What players will feel in matches
From tiny shards to collapsed bridges, every effect is authored to be both dramatic and legible. Collapses persist, debris fields matter, and the soundscape and visuals are driven from the same source data. The result, EA says, is a world that looks, sounds and reacts like a cohesive whole, where each blast alters the fight in tangible ways and across the full match.
“What excites me most is that players get a unified whole,” Antroya said. “There’s an underlying structure you may not notice at first, and you can meaningfully influence it.”
Key takeaways for Battlefield 6
- Systemic and persistent destruction that reshapes levels without flattening them.
- Physics and gameplay tie-ins across debris, terrain, vehicles, kinetic damage and ragdoll.
- Engine-level upgrades to health, VFX/audio emitters and debugging/editor tools.

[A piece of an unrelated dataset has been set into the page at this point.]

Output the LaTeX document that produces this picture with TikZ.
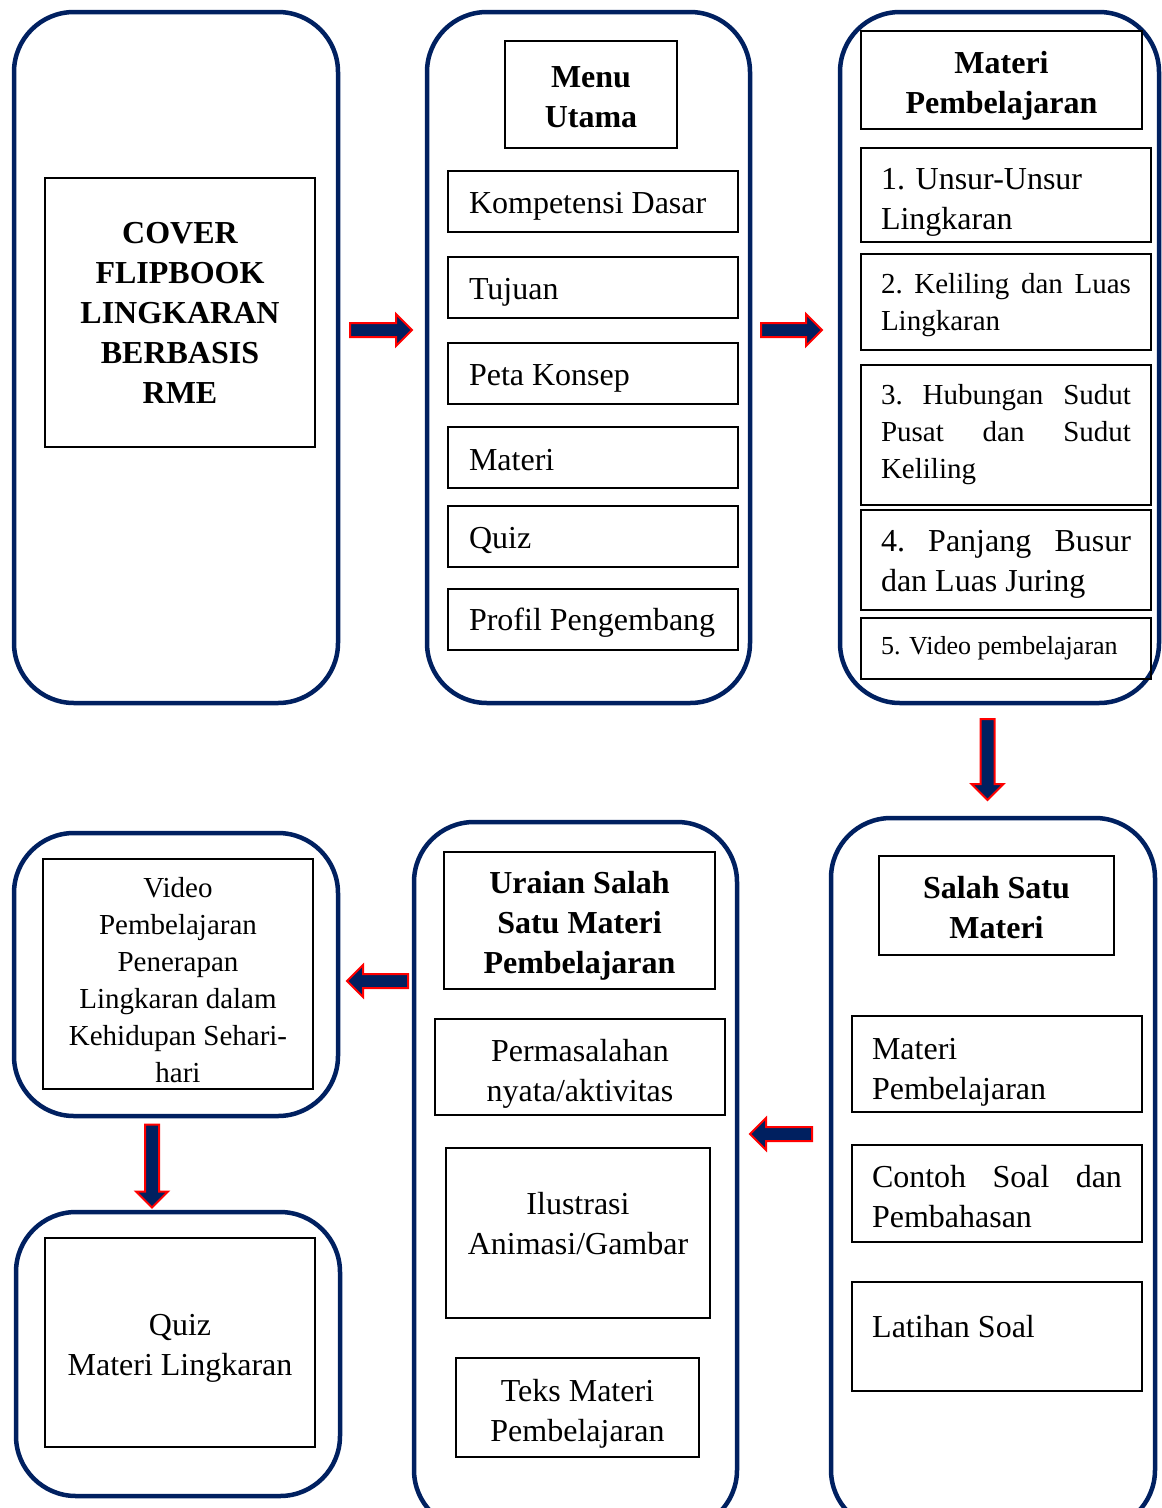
\documentclass[tikz,border=0pt]{standalone}
\usepackage{fontspec}
\setmainfont{Liberation Serif}
\usetikzlibrary{shapes.arrows}
\definecolor{navy}{RGB}{0,32,96}
\newcommand\myfbig{\fontsize{32}{40}\selectfont\hyphenpenalty=10000 }
\newcommand\myfmid{\fontsize{29}{37}\selectfont\hyphenpenalty=10000 }
\newcommand\myfsml{\fontsize{26}{32}\selectfont\hyphenpenalty=10000 }
\tikzset{
  panel/.style={draw=navy, line width=4.5pt, rounded corners=60pt, inner sep=0pt},
  box/.style={draw=black, line width=2pt, inner sep=0pt, font=\myfbig},
  bbox/.style={box, font=\myfbig\bfseries, align=flush center},
  cbox/.style={box, align=flush center},
  lbox/.style={box, align=flush left},
  txt/.style={inner sep=0pt, font=\myfbig, align=flush center},
  lowtxt/.style={execute at begin node={\rule{0pt}{#1}}},
  barrow/.style={single arrow, draw=red, fill=navy, line width=2pt,
    minimum height=#1, minimum width=30pt, single arrow head extend=9pt,
    single arrow tip angle=90, inner xsep=0pt, inner ysep=6pt}
}
\begin{document}
\begin{tikzpicture}[x=1pt,y=-1pt]
\useasboundingbox (0,0) rectangle (1162,1508);
\clip (0,0) rectangle (1162,1508);

% panels
\node[panel, minimum width=324pt, minimum height=691pt] (p1) at (176,357.5) {};
\node[panel, minimum width=323pt, minimum height=691pt] (p2) at (588.5,357.5) {};
\node[panel, minimum width=319pt, minimum height=691pt] (p3) at (999.5,357.5) {};
\node[panel, minimum width=324pt, minimum height=283pt] (p4) at (176,974.5) {};
\node[panel, minimum width=324pt, minimum height=284pt] (p5) at (178,1354) {};
\node[panel, minimum width=323pt, minimum height=708pt] (p6) at (575.5,1176) {};
\node[panel, minimum width=324pt, minimum height=712pt] (p7) at (993,1174) {};

% panel 1
\node[bbox, minimum width=270pt, minimum height=269pt, text width=250pt] (cover) at (180,312.5)
  {COVER\\FLIPBOOK\\LINGKARAN\\BERBASIS\\RME};

% panel 2
\node[bbox, lowtxt=0.85em, minimum width=172pt, minimum height=107pt, text width=160pt] (menu) at (591,94.5) {Menu\\Utama};
\node[lbox, lowtxt=0.95em, minimum width=290pt, minimum height=61pt, text width=248pt] (kd) at (593,201.5) {Kompetensi Dasar};
\node[lbox, lowtxt=0.95em, minimum width=290pt, minimum height=61pt, text width=248pt] (tuj) at (593,287.5) {Tujuan};
\node[lbox, lowtxt=0.95em, minimum width=290pt, minimum height=61pt, text width=248pt] (peta) at (593,373.5) {Peta Konsep};
\node[lbox, lowtxt=0.85em, minimum width=290pt, minimum height=61pt, text width=248pt] (mat) at (593,457.5) {Materi};
\node[lbox, lowtxt=0.9em, minimum width=290pt, minimum height=61pt, text width=248pt] (quiz) at (593,536.5) {Quiz};
\node[lbox, lowtxt=0.9em, minimum width=290pt, minimum height=61pt, text width=248pt] (prof) at (593,619.5) {Profil Pengembang};

% panel 3
\node[bbox, lowtxt=1.05em, minimum width=281pt, minimum height=98pt, text width=260pt] (mp) at (1001.5,80) {Materi\\Pembelajaran};
\node[lbox, lowtxt=1.15em, minimum width=290pt, minimum height=94pt, text width=250pt] (m1) at (1006,195) {1. Unsur-Unsur\\Lingkaran};
\node[lbox, lowtxt=0.9em, font=\myfmid, minimum width=290pt, minimum height=96pt, text width=250pt] (m2) at (1006,302)
  {2.\hfill Keliling\hfill dan\hfill Luas\\Lingkaran};
\node[lbox, font=\myfmid, minimum width=290pt, minimum height=140pt, text width=250pt] (m3) at (1006,435)
  {3.\hfill Hubungan\hfill Sudut\\Pusat\hfill dan\hfill Sudut\\Keliling};
\node[lbox, lowtxt=0.95em, minimum width=290pt, minimum height=100pt, text width=250pt] (m4) at (1006,560)
  {4.\hfill Panjang\hfill Busur\\dan Luas Juring};
\node[lbox, font=\myfsml, minimum width=290pt, minimum height=61pt, text width=250pt] (m5) at (1006,648.5)
  {5. Video pembelajaran};

% panel 4
\node[cbox, lowtxt=1.1em, font=\myfmid, minimum width=270pt, minimum height=230pt, text width=250pt] (vid) at (178,974)
  {Video\\Pembelajaran\\Penerapan\\Lingkaran dalam\\Kehidupan Sehari-\\hari};

% panel 5
\node[cbox, lowtxt=1.0em, minimum width=270pt, minimum height=209pt, text width=250pt] (qz) at (180,1342.5)
  {Quiz\\Materi Lingkaran};

% panel 6
\node[bbox, lowtxt=1.0em, minimum width=271pt, minimum height=137pt, text width=255pt] (ura) at (579.5,920.5)
  {Uraian Salah\\Satu Materi\\Pembelajaran};
\node[cbox, lowtxt=1.15em, minimum width=290pt, minimum height=96pt, text width=270pt] (perm) at (580,1067)
  {Permasalahan\\nyata/aktivitas};
\node[box, minimum width=264pt, minimum height=170pt] (ilu) at (578,1233) {};
\node[txt] (ilutxt) at (578,1224) {Ilustrasi\\Animasi/Gambar};
\node[cbox, lowtxt=1.1em, minimum width=243pt, minimum height=99pt, text width=230pt] (teks) at (577.5,1407.5)
  {Teks Materi\\Pembelajaran};

% panel 7
\node[bbox, lowtxt=0.85em, minimum width=235pt, minimum height=99pt, text width=220pt] (ssm) at (996.5,905.5) {Salah Satu\\Materi};
\node[lbox, lowtxt=1.15em, minimum width=290pt, minimum height=96pt, text width=250pt] (mp2) at (997,1064) {Materi\\Pembelajaran};
\node[lbox, lowtxt=0.9em, minimum width=290pt, minimum height=97pt, text width=250pt] (cs) at (997,1193.5)
  {Contoh\hfill Soal\hfill dan\\Pembahasan};
\node[box, minimum width=290pt, minimum height=109pt] (lat) at (997,1336.5) {};
\node[txt, anchor=west] (lattxt) at (872,1327) {Latihan Soal};

% block arrows
\node[barrow=62pt] (a1) at (377.5,330) {};
\node[barrow=61pt] (a2) at (788,330) {};
\node[barrow=81pt, rotate=-90] (a3) at (987.5,756) {};
\node[barrow=62pt, rotate=180] (a4) at (784.5,1134) {};
\node[barrow=61pt, rotate=180] (a5) at (381,981) {};
\node[barrow=83pt, rotate=-90] (a6) at (152,1162.5) {};
\end{tikzpicture}
\end{document}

- Scaled for 64-player chaos via bandwidth optimization and smart prioritization.
- Available now as part of the current Battlefield 6 experience.
Bottom line — why it matters
For players, destruction is no longer just spectacle – it is a persistent, tactical system that rewrites cover, flanks and vehicle routes over the course of a match. Expect firefights to evolve as the map does, rewarding squads that read the debris and make the battlefield itself part of the plan.